Performance Characteristics:

  • Scalability: The neural network demonstrates excellent scalability with the dataset size

  • Memory Efficiency: Low memory usage makes it suitable for regular computers and laptops

  • Accuracy: Model performance improves with larger datasets, however returns diminish beyond 5K samples

Recommendations:

  • For production use: Use 5,000+ samples for better accuracy

  • For maximum accuracy: Use 10,000+ samples, although gains are marginal beyond 5K samples

  • Memory constraints: The system is memory-efficient and can handle datasets up to 10K samples with minimal overhead, therefore it can easily run on personal computers and laptops.

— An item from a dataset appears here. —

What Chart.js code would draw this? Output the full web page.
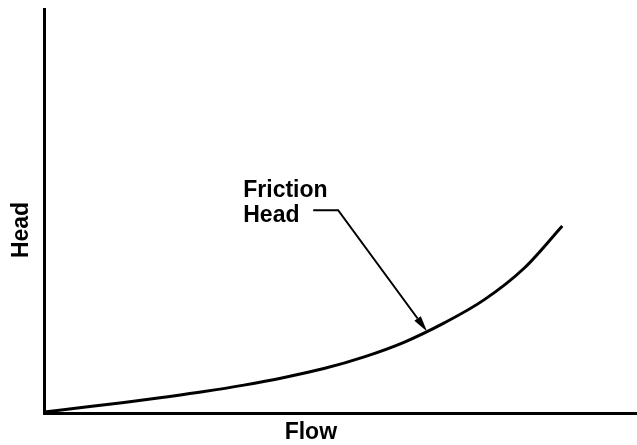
<!DOCTYPE html>
<html>
<head>
<meta charset="utf-8">
<script src="https://cdn.jsdelivr.net/npm/chart.js@4/dist/chart.umd.min.js"></script>
<style>
  html, body { margin: 0; padding: 0; background: #fff; }
  #wrap { width: 637px; height: 445px; }
</style>
</head>
<body>
<div id="wrap"><canvas id="chart"></canvas></div>
<script>
// curve (flow vs friction head, arbitrary units 0-100)
var flow = [0, 6.7, 13.5, 20.2, 27.0, 33.7, 40.5, 47.2, 54.0, 60.7, 67.5, 74.2, 81.0, 87.4];
var head = [0.25, 1.4, 2.6, 3.9, 5.3, 6.9, 8.8, 11.0, 13.9, 17.5, 22.3, 28.0, 35.9, 46.3];
var xTitle = 'Flow';
var yTitle = 'Head';
var noteLines = ['Friction', 'Head'];

// where the note sits, in data units (tip = point on the curve)
var note = { textX: 33.6, textY: [53.5, 47.3], lineX0: 45.4, lineX1: 49.6, lineY: 50.2, tipX: 64.6, tipY: 20.2 };

var points = flow.map(function (x, i) { return { x: x, y: head[i] }; });

var textPlugin = {
    id: 'notes',
    afterDraw: function (chart) {
        var ctx = chart.ctx;
        var xs = chart.scales.x, ys = chart.scales.y;
        ctx.save();
        ctx.fillStyle = '#000';
        ctx.strokeStyle = '#000';
        ctx.font = 'bold 23px "Liberation Sans", Arial, sans-serif';

        // axis titles
        ctx.textAlign = 'center';
        ctx.textBaseline = 'middle';
        ctx.fillText(xTitle, xs.getPixelForValue(45), chart.chartArea.bottom + 20);
        ctx.save();
        ctx.translate(22, ys.getPixelForValue(45.3));
        ctx.rotate(-Math.PI / 2);
        ctx.fillText(yTitle, 0, 0);
        ctx.restore();

        // note text
        ctx.textAlign = 'left';
        ctx.textBaseline = 'alphabetic';
        noteLines.forEach(function (t, i) {
            ctx.fillText(t, xs.getPixelForValue(note.textX), ys.getPixelForValue(note.textY[i]));
        });

        // leader line + arrow
        var x0 = xs.getPixelForValue(note.lineX0);
        var x1 = xs.getPixelForValue(note.lineX1);
        var y0 = ys.getPixelForValue(note.lineY);
        var tx = xs.getPixelForValue(note.tipX);
        var ty = ys.getPixelForValue(note.tipY);
        var ang = Math.atan2(ty - y0, tx - x1);
        var len = 16, half = 4;
        var bx = tx - len * Math.cos(ang), by = ty - len * Math.sin(ang);
        ctx.lineWidth = 2;
        ctx.beginPath();
        ctx.moveTo(x0, y0);
        ctx.lineTo(x1, y0);
        ctx.lineTo(bx, by);
        ctx.stroke();
        ctx.beginPath();
        ctx.moveTo(tx, ty);
        ctx.lineTo(bx + half * Math.sin(ang), by - half * Math.cos(ang));
        ctx.lineTo(bx - half * Math.sin(ang), by + half * Math.cos(ang));
        ctx.closePath();
        ctx.fill();
        ctx.restore();
    }
};

new Chart(document.getElementById('chart'), {
    type: 'line',
    data: {
        datasets: [{
            data: points,
            borderColor: '#000',
            borderWidth: 3,
            pointRadius: 0,
            cubicInterpolationMode: 'monotone',
            fill: false
        }]
    },
    options: {
        responsive: true,
        maintainAspectRatio: false,
        animation: false,
        layout: { padding: { top: 9, right: 0, left: 0, bottom: 0 } },
        plugins: {
            legend: { display: false },
            tooltip: { enabled: false }
        },
        scales: {
            x: {
                type: 'linear',
                min: 0,
                max: 100,
                grid: { display: false },
                ticks: { display: false },
                border: { color: '#000', width: 3 },
                afterFit: function (s) { s.height = 32; }
            },
            y: {
                min: 0,
                max: 100,
                grid: { display: false },
                ticks: { display: false },
                border: { color: '#000', width: 3 },
                afterFit: function (s) { s.width = 44; }
            }
        }
    },
    plugins: [textPlugin]
});
</script>
</body>
</html>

  • Training Time: Even with 10K samples, training completes in under 1 second per 100 epochs (this is not a bottleneck for the application).

Summary of Benchmark Configuration

The benchmark was run with the following configuration:

  • Neural Network Architecture: 2 hidden layers (64, 32 neurons)

  • Training Parameters: - Learning rate: 0.001 - Optimizer: Adam - Loss function: MSE - Epochs: 100

  • Data Split: 70% train, 15% validation, 15% test

  • Hardware: CPU-based training (PyTorch CPU backend)

  • Random Seed: 42 (for reproducibility)

  • Hardware: CPU-based training using PyTorch CPU backend

    • CPU: 1.8 GHz Dual-Core Intel Core i5

    • RAM: 8 GB

    • OS: macOS Monterey 12.7.6

The full benchmark script is available in the backend/experiments/performance_benchmark.py file.